Franken äußerst lukrativ abgeschafft

20.5.2014, 09:50 Uhr
Franken äußerst lukrativ abgeschafft

© Katrin Heim

Der Titel meines nächsten Buches lautet „Franken schafft sich ab“. Es wird umgehend auf den Bestsellerlisten landen, das meistverkaufte Sachbuch seit der Gründung Frankens werden und Probleme thematisieren, die sonst niemand auszusprechen wagt. Darin wird es um Überfremdung gehen und um sozialschmarotzende Ausländer. Ich bin genau der richtige Mann dafür, denn ich weiß, wovon ich spreche.

Franken wird bedroht; von Alt- respektive Oberbayern. Und ich bin einer von ihnen. Da ich einer nationalen Minderheit angehöre, wäre ich in meinem Herkunftsland vermutlich besser aufgehoben. Denn auf dem Papier bin ich immer noch Katholik, was meine Nähe zu katholischen Fundamentalisten beweist.

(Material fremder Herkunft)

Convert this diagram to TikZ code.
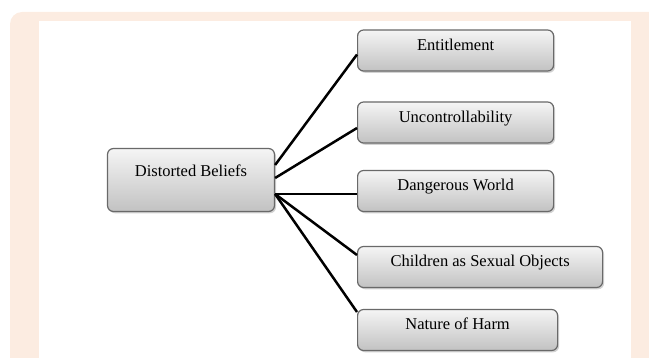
\documentclass[tikz,border=0pt]{standalone}
\usepackage{fontspec}
\setmainfont{Liberation Serif}
\usetikzlibrary{positioning,shadows}

\definecolor{peach}{RGB}{252,236,225}
\definecolor{boxline}{RGB}{105,105,105}

\begin{document}
\begin{tikzpicture}[x=1pt,y=-1pt,thick]
\tikzstyle{belief}=[rectangle,rounded corners=6pt,draw=boxline,line width=1.2pt,
                    top color=black!4,bottom color=black!24,
                    drop shadow={shadow xshift=1.5pt,shadow yshift=-1.8pt,opacity=0.35},
                    font=\fontsize{16.5}{18}\selectfont,
                    text height=11pt,text depth=11pt,inner sep=0pt]
\tikzstyle{kind}=[belief,minimum height=41pt,anchor=west]
\tikzstyle{conn}=[draw=black,line width=2.5pt]

\useasboundingbox (0,0) rectangle (649,358);
\clip (0,0) rectangle (649,358);
\fill[peach,rounded corners=12pt] (10,12) rectangle (680,400);
\fill[white] (39,21) rectangle (631,400);

\node[belief,minimum width=167pt,minimum height=63pt,text depth=17pt] (root) at (191,180) {Distorted Beliefs};

\node[kind,minimum width=196pt] (ent) at (357,50.5) {Entitlement};
\node[kind,minimum width=196pt] (unc) at (357,122.5) {Uncontrollability};
\node[kind,minimum width=196pt] (dan) at (357,191) {Dangerous World};
\node[kind,minimum width=245pt] (chi) at (357,267) {Children as Sexual Objects};
\node[kind,minimum width=200pt] (nat) at (357,330) {Nature of Harm};

% lines from the root box to each kind
\draw[conn] ([yshift=15pt]root.east) -- ([yshift=-4pt]ent.west);
\draw[conn] ([yshift=2pt]root.east) -- ([yshift=-5.5pt]unc.west);
\draw[conn] ([yshift=-14pt]root.east) -- ([yshift=-3pt]dan.west);
\draw[conn] ([yshift=-14pt]root.east) -- ([yshift=12pt]chi.west);
\draw[conn] ([yshift=-14pt]root.east) -- ([yshift=18pt]nat.west);
\end{tikzpicture}
\end{document}
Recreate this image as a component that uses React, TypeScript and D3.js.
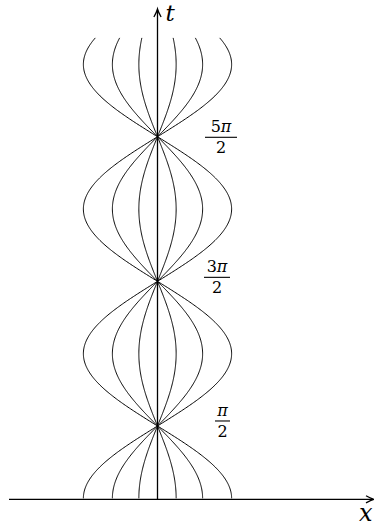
import React from 'react';
import * as d3 from 'd3';

// solution curves x = c·cos(t), one per amplitude
const amplitudes = [-1.61, -0.98, -0.405, 0.405, 0.98, 1.61];
const tRange = [0, 10];
const tTicks = [
  { t: Math.PI / 2, k: '', dy: -5, cx: 222.5, w: 15 },
  { t: (3 * Math.PI) / 2, k: '3', dy: -4, cx: 217, w: 26 },
  { t: (5 * Math.PI) / 2, k: '5', dy: 0.6, cx: 221, w: 32 },
];

const W = 374;
const H = 532;
const unit = 46.04;
const origin = { x: 157.5, y: 498.3 };
const serif = 'DejaVu Serif';

const App = () => {
  const x = d3.scaleLinear().domain([0, 1]).range([origin.x, origin.x + unit]);
  const y = d3.scaleLinear().domain([0, 1]).range([origin.y, origin.y - unit]);

  const ts = d3.range(tRange[0], tRange[1] + 1e-9, 0.02);

  const curve = (c: number) =>
    d3
      .line<number>()
      .x(t => x(c * Math.cos(t)))
      .y(t => y(t))(ts);

  const axisY = origin.y + 1;
  const tipX = W;
  const tipT = 9;

  return (
    <svg width={W} height={H} style={{ position: 'absolute', left: 0, top: 0, background: '#fff' }}>
      <g fill="none" stroke="#000" strokeWidth={1}>
        {amplitudes.map(c => (
          <path key={c} d={curve(c) || ''} />
        ))}
      </g>

      <g fill="none" stroke="#000" strokeWidth={1.3}>
        <line x1={9} y1={axisY} x2={tipX - 1} y2={axisY} />
        <path
          d={`M${tipX - 8},${axisY - 3.6} Q${tipX - 3},${axisY - 0.8} ${tipX},${axisY} Q${tipX - 3},${axisY + 0.8} ${tipX - 8},${axisY + 3.6}`}
        />
        <line x1={origin.x} y1={axisY} x2={origin.x} y2={tipT + 1} />
        <path
          d={`M${origin.x - 3.6},${tipT + 8} Q${origin.x - 0.8},${tipT + 3} ${origin.x},${tipT} Q${origin.x + 0.8},${tipT + 3} ${origin.x + 3.6},${tipT + 8}`}
        />
      </g>

      <g fill="#000">
        <text x={165.5} y={21} fontSize={23} fontStyle="italic" fontFamily={serif}>t</text>
        <text x={359} y={521} fontSize={24} fontStyle="italic" fontFamily={serif}>x</text>
        {tTicks.map(d => {
          const by = y(d.t) + d.dy;
          return (
            <g key={d.k}>
              <text x={d.cx} y={by - 5} fontSize={16} textAnchor="middle" fontFamily={serif}>
                {d.k}
                <tspan fontStyle="italic">π</tspan>
              </text>
              <line x1={d.cx - d.w / 2} x2={d.cx + d.w / 2} y1={by} y2={by} stroke="#000" strokeWidth={1.1} />
              <text x={d.cx} y={by + 16} fontSize={16} textAnchor="middle" fontFamily={serif}>2</text>
            </g>
          );
        })}
      </g>
    </svg>
  );
};

export default App;
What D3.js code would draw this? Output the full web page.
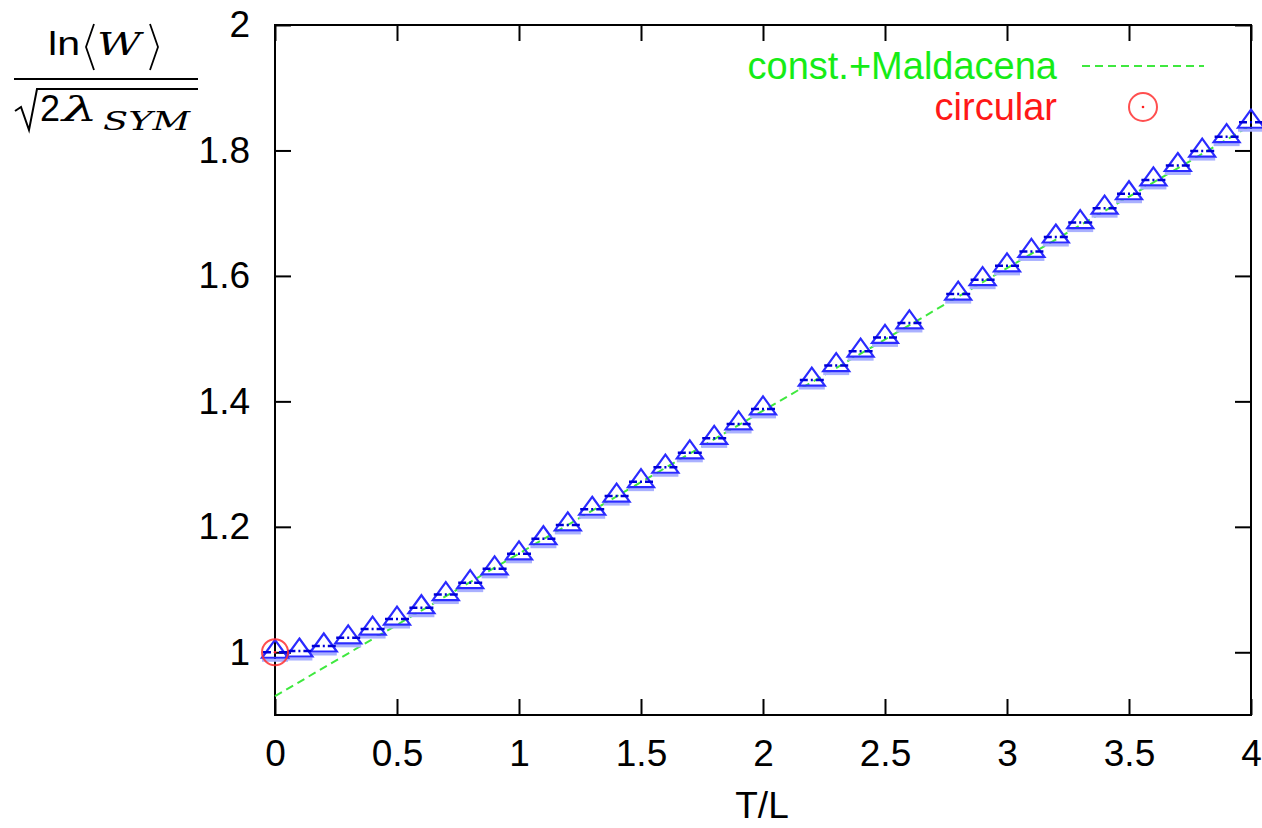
<!DOCTYPE html>
<html>
<head>
<meta charset="utf-8">
<script src="https://cdn.jsdelivr.net/npm/d3@7"></script>
<style>
  body { margin: 0; background: #fff; }
  svg { display: block; font-family: "Liberation Sans", Arial, sans-serif; }
</style>
</head>
<body>
<div id="chart"></div>
<script>
const width = 1262, height = 828;

// data
const tlValues = [0, 0.1, 0.2, 0.3, 0.4, 0.5, 0.6, 0.7, 0.8, 0.9, 1.0, 1.1, 1.2, 1.3, 1.4, 1.5,
  1.6, 1.7, 1.8, 1.9, 2.0, 2.2, 2.3, 2.4, 2.5, 2.6, 2.8, 2.9, 3.0, 3.1, 3.2, 3.3, 3.4, 3.5,
  3.6, 3.7, 3.8, 3.9, 4.0];
const lnWValues = [1.000, 1.002, 1.010, 1.023, 1.037, 1.053, 1.071, 1.092, 1.111, 1.133, 1.157,
  1.181, 1.203, 1.228, 1.249, 1.272, 1.295, 1.318, 1.341, 1.364, 1.388, 1.434, 1.457, 1.480,
  1.502, 1.525, 1.571, 1.594, 1.616, 1.639, 1.662, 1.685, 1.708, 1.731, 1.753, 1.776, 1.799,
  1.822, 1.845];
const maldacenaX = [0, 4];
const maldacenaY = [0.930, 1.840];
const circularX = [0];
const circularY = [1.0];
const xTicks = [0, 0.5, 1, 1.5, 2, 2.5, 3, 3.5, 4];
const yTicks = [1, 1.2, 1.4, 1.6, 1.8, 2];

const svg = d3.select("#chart").append("svg")
  .attr("width", width).attr("height", height);

const x = d3.scaleLinear().domain([0, 4]).range([275, 1251]);
const y = d3.scaleLinear().domain([0.9, 2]).range([715, 25]);
const fmt = d => String(+d.toFixed(1));

// axes (ticks pointing inward, mirrored on top/right)
const axisStyle = g => {
  g.select(".domain").remove();
  g.selectAll(".tick line").attr("stroke", "#000").attr("stroke-width", 2);
  g.selectAll(".tick text").attr("fill", "#000").style("font-size", "37px")
    .style("font-family", "'Liberation Sans', Arial, sans-serif");
};
svg.append("g").attr("transform", "translate(0,715)")
  .call(d3.axisBottom(x).tickValues(xTicks).tickFormat(fmt).tickSize(-16).tickPadding(25))
  .call(axisStyle);
svg.append("g").attr("transform", "translate(0,25)")
  .call(d3.axisTop(x).tickValues(xTicks).tickFormat("").tickSize(-16))
  .call(axisStyle);
svg.append("g").attr("transform", "translate(275,0)")
  .call(d3.axisLeft(y).tickValues(yTicks).tickFormat(fmt).tickSize(-16).tickPadding(25))
  .call(axisStyle);
svg.append("g").attr("transform", "translate(1251,0)")
  .call(d3.axisRight(y).tickValues(yTicks).tickFormat("").tickSize(-16))
  .call(axisStyle);

svg.append("rect")
  .attr("x", x(0)).attr("y", y(2))
  .attr("width", x(4) - x(0)).attr("height", y(0.9) - y(2))
  .attr("fill", "none").attr("stroke", "#000").attr("stroke-width", 2);

// const.+Maldacena line
const line = d3.line().x(d => x(d[0])).y(d => y(d[1]));
svg.append("path")
  .datum(d3.zip(maldacenaX, maldacenaY))
  .attr("d", line)
  .attr("fill", "none").attr("stroke", "#3fe83f").attr("stroke-width", 2)
  .attr("stroke-dasharray", "8,5");

// triangles
const pts = d3.zip(tlValues, lnWValues);
const tri = svg.append("g");
tri.selectAll("line.band").data(pts).join("line")
  .attr("class", "band")
  .attr("x1", d => x(d[0]) - 13).attr("x2", d => x(d[0]) + 13)
  .attr("y1", d => y(d[1]) + 8).attr("y2", d => y(d[1]) + 8)
  .attr("stroke", "#a9b0ff").attr("stroke-width", 3);
tri.selectAll("path").data(pts).join("path")
  .attr("d", d => {
    const cx = x(d[0]), cy = y(d[1]);
    return `M${cx},${cy - 12.5}L${cx + 13},${cy + 5.5}L${cx - 13},${cy + 5.5}Z`;
  })
  .attr("fill", "none").attr("stroke", "#2b2bff").attr("stroke-width", 2.2)
  .attr("stroke-linejoin", "miter");
tri.selectAll("line.dash").data(pts).join("line")
  .attr("class", "dash")
  .attr("x1", d => x(d[0]) - 12).attr("x2", d => x(d[0]) + 13)
  .attr("y1", d => y(d[1])).attr("y2", d => y(d[1]))
  .attr("stroke", "#0000d8").attr("stroke-width", 2.5)
  .attr("stroke-dasharray", "8,3,2,3");

// circular point
const circ = d3.zip(circularX, circularY);
svg.selectAll("circle.circ").data(circ).join("circle")
  .attr("class", "circ")
  .attr("cx", d => x(d[0])).attr("cy", d => y(d[1])).attr("r", 13)
  .attr("fill", "none").attr("stroke", "#ff3030").attr("stroke-width", 2).attr("opacity", 0.85);
svg.selectAll("circle.dot").data(circ).join("circle")
  .attr("class", "dot")
  .attr("cx", d => x(d[0])).attr("cy", d => y(d[1])).attr("r", 1.3).attr("fill", "#ff2020");

// legend
svg.append("text").attr("x", 1057).attr("y", 79).attr("text-anchor", "end")
  .attr("fill", "#16ec16").style("font-size", "38px").text("const.+Maldacena");
svg.append("line").attr("x1", 1082).attr("x2", 1204).attr("y1", 66).attr("y2", 66)
  .attr("stroke", "#3fe83f").attr("stroke-width", 2).attr("stroke-dasharray", "8,5");
svg.append("text").attr("x", 1057).attr("y", 120).attr("text-anchor", "end")
  .attr("fill", "#ff1818").style("font-size", "38px").text("circular");
svg.append("circle").attr("cx", 1143).attr("cy", 107).attr("r", 14)
  .attr("fill", "none").attr("stroke", "#ff3030").attr("stroke-width", 2).attr("opacity", 0.85);
svg.append("circle").attr("cx", 1143).attr("cy", 107).attr("r", 1.3).attr("fill", "#ff2020");

// x axis title
svg.append("text").attr("x", 762).attr("y", 818).attr("text-anchor", "middle")
  .attr("fill", "#000").style("font-size", "37px").text("T/L");

// y axis title: ln<W> / sqrt(2 lambda_SYM)
const yl = svg.append("g").attr("fill", "#000");
yl.append("text").attr("x", 48).attr("y", 55).style("font-size", "33px")
  .attr("textLength", 32).attr("lengthAdjust", "spacingAndGlyphs").text("ln");
yl.append("path").attr("d", "M94,24L86,47L94,70").attr("fill", "none")
  .attr("stroke", "#000").attr("stroke-width", 1.8);
yl.append("text").attr("x", 97).attr("y", 55)
  .style("font-family", "'DejaVu Serif', serif").style("font-style", "italic").style("font-size", "31px")
  .attr("textLength", 44).attr("lengthAdjust", "spacingAndGlyphs").text("W");
yl.append("path").attr("d", "M150,24L158,47L150,70").attr("fill", "none")
  .attr("stroke", "#000").attr("stroke-width", 1.8);
yl.append("line").attr("x1", 14).attr("x2", 198).attr("y1", 79).attr("y2", 79)
  .attr("stroke", "#000").attr("stroke-width", 2);
yl.append("path").attr("d", "M15,111L21,107L29,130L37,89L198,89").attr("fill", "none")
  .attr("stroke", "#000").attr("stroke-width", 2);
yl.append("text").attr("x", 40).attr("y", 121).style("font-size", "36px").text("2");
yl.append("text").attr("x", 62).attr("y", 121)
  .style("font-family", "'DejaVu Serif', serif").style("font-style", "italic").style("font-size", "34px")
  .attr("textLength", 36).attr("lengthAdjust", "spacingAndGlyphs").text("λ");
yl.append("text").attr("x", 103).attr("y", 130)
  .style("font-family", "'DejaVu Serif', serif").style("font-style", "italic").style("font-size", "26px")
  .attr("textLength", 87).attr("lengthAdjust", "spacingAndGlyphs").text("SYM");
</script>
</body>
</html>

Vor über zehn Jahren kam ich, wie viele meiner Landsleute, aus einer einbildungsfernen Schicht – beide Opas Arbeiter, Omas Hausfrauen, Vater Beamter, Mutter Bankkauffrau – nach Franken, auf der Suche nach den Segnungen des fränkischen Sozialstaates. Dieser säugte mich jahrelang. Nur so konnte ich in Nürnberg mein Diplom erwerben. Aufgrund meiner Erbfaktoren habe ich in Statistik gänzlich versagt und kann heute noch nicht einmal das Gehalt aus meinem Posten als Vorstandsmitglied der Deutschen Parkbank an der Wöhrder Wiese berechnen. Was aber nicht weiter tragisch ist, da es nach der Veröffentlichung meines Bestsellers eh zu einer einvernehmlichen Amtsentbindung durch die anderen Vorstandsmitglieder kommen wird.

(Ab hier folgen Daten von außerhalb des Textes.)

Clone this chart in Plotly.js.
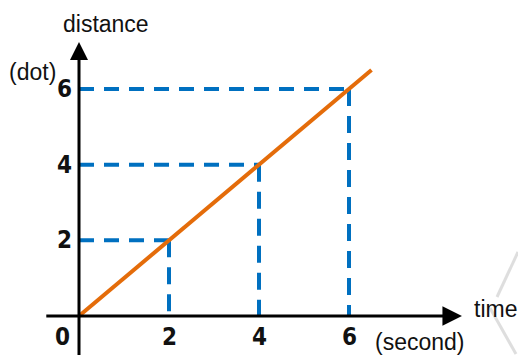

Zwar wohne ich seit über zehn Jahren in Nürnberg, trotzdem bin ich immer noch ein Neigschmeckter. Nicht selten werde ich gefragt, „Sie sin aber ka Nermbercher?“ Wenn ich dann antworte: „Nein, ich komme aus Oberbayern“, folgt meist: „Des hört ma.“ Was kein Wunder ist, da ich in einer Parallelgesellschaft lebe.

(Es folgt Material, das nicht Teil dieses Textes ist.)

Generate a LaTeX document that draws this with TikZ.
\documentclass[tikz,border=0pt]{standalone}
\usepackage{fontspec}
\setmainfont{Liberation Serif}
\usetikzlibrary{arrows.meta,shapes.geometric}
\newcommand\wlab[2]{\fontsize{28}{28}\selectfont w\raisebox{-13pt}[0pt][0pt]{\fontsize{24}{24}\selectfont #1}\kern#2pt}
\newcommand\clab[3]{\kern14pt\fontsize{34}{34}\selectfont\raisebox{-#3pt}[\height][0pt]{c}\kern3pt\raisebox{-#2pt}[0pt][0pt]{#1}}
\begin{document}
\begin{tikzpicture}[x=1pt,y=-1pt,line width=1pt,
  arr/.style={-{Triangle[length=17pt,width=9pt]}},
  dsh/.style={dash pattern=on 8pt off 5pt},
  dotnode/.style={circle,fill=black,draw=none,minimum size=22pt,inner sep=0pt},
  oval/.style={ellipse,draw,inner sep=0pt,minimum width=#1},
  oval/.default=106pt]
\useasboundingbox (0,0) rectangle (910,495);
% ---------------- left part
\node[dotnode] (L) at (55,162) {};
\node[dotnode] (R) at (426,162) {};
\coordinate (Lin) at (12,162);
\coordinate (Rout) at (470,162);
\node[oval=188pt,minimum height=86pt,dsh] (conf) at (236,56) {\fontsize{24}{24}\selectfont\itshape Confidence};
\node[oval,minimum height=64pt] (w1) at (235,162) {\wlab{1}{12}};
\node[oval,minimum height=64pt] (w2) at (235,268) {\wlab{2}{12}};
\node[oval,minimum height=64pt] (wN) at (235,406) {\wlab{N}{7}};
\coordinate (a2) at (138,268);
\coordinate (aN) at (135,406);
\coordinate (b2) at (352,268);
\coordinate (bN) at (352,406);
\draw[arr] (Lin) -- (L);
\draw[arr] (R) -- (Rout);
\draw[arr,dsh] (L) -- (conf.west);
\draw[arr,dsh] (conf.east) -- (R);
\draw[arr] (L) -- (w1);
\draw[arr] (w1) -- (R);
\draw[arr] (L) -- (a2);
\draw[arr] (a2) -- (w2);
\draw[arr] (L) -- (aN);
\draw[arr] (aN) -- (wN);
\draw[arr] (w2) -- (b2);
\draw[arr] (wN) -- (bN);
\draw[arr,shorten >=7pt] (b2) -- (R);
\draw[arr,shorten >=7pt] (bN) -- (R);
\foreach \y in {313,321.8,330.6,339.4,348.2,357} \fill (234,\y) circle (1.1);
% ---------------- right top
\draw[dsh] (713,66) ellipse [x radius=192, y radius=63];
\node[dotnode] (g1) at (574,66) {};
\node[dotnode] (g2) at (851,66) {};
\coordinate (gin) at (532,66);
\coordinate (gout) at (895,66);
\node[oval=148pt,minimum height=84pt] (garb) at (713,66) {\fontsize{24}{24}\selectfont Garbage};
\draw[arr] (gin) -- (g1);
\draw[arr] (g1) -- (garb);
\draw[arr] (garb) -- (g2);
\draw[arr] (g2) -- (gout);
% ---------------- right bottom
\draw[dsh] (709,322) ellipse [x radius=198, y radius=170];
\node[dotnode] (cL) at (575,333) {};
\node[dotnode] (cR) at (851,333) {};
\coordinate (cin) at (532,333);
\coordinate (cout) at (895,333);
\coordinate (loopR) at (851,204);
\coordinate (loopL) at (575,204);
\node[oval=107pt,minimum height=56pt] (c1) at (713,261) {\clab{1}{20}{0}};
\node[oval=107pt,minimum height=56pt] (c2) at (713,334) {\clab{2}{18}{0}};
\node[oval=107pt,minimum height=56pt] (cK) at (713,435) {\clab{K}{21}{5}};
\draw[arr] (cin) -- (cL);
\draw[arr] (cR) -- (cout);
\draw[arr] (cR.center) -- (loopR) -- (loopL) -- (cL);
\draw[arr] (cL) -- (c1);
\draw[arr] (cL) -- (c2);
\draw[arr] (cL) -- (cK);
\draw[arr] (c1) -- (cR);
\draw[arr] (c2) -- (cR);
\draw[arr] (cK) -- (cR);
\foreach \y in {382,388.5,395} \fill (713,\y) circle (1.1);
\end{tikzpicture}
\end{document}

Meine Kinder wachsen zweisprachig auf, sie sagen nicht nur „Fregga“, sondern auch „Lausbua“. Die Fregga kommen von meiner Frau, der Lausbua von meinen Eltern, mit denen ich bairisch rede. Zwar ist meine Frau kein oberbayrischer Importpartner, aber ich habe altbayrische Freunde, bei denen dies der Fall ist, was das Problem eindeutig statistisch belegt. Der Lausbua dagegen ist kein Integrationsverweigerer. Er hat sogar den Armleuchter Söder von Ikea im Klo hängen und weiß, dass sich der Nürnberger Trichter nicht zum Komasaufen bei Rock im Park eignet. Meine drei im Weckla sind allerdings immer vegetarisch, was auf meine minderwertigen altbayrischen Gene hindeutet, wie ein fränkischer Freund letztens feststellte. Ja, ich werde die nächsten Wochen und Monate ausschließlich an meinem Bestseller „Franken schafft sich ab“ arbeiten. So kann ich es, obwohl ich Katholik und Oberbayer bin, doch noch zu etwas zu bringen: Zu Moos ohne Ende und dem Einmarsch ins Nürnberger Literaturhaus, das einen als Autor erst wahrnimmt, wenn man den Rubel ins Rollen bringt.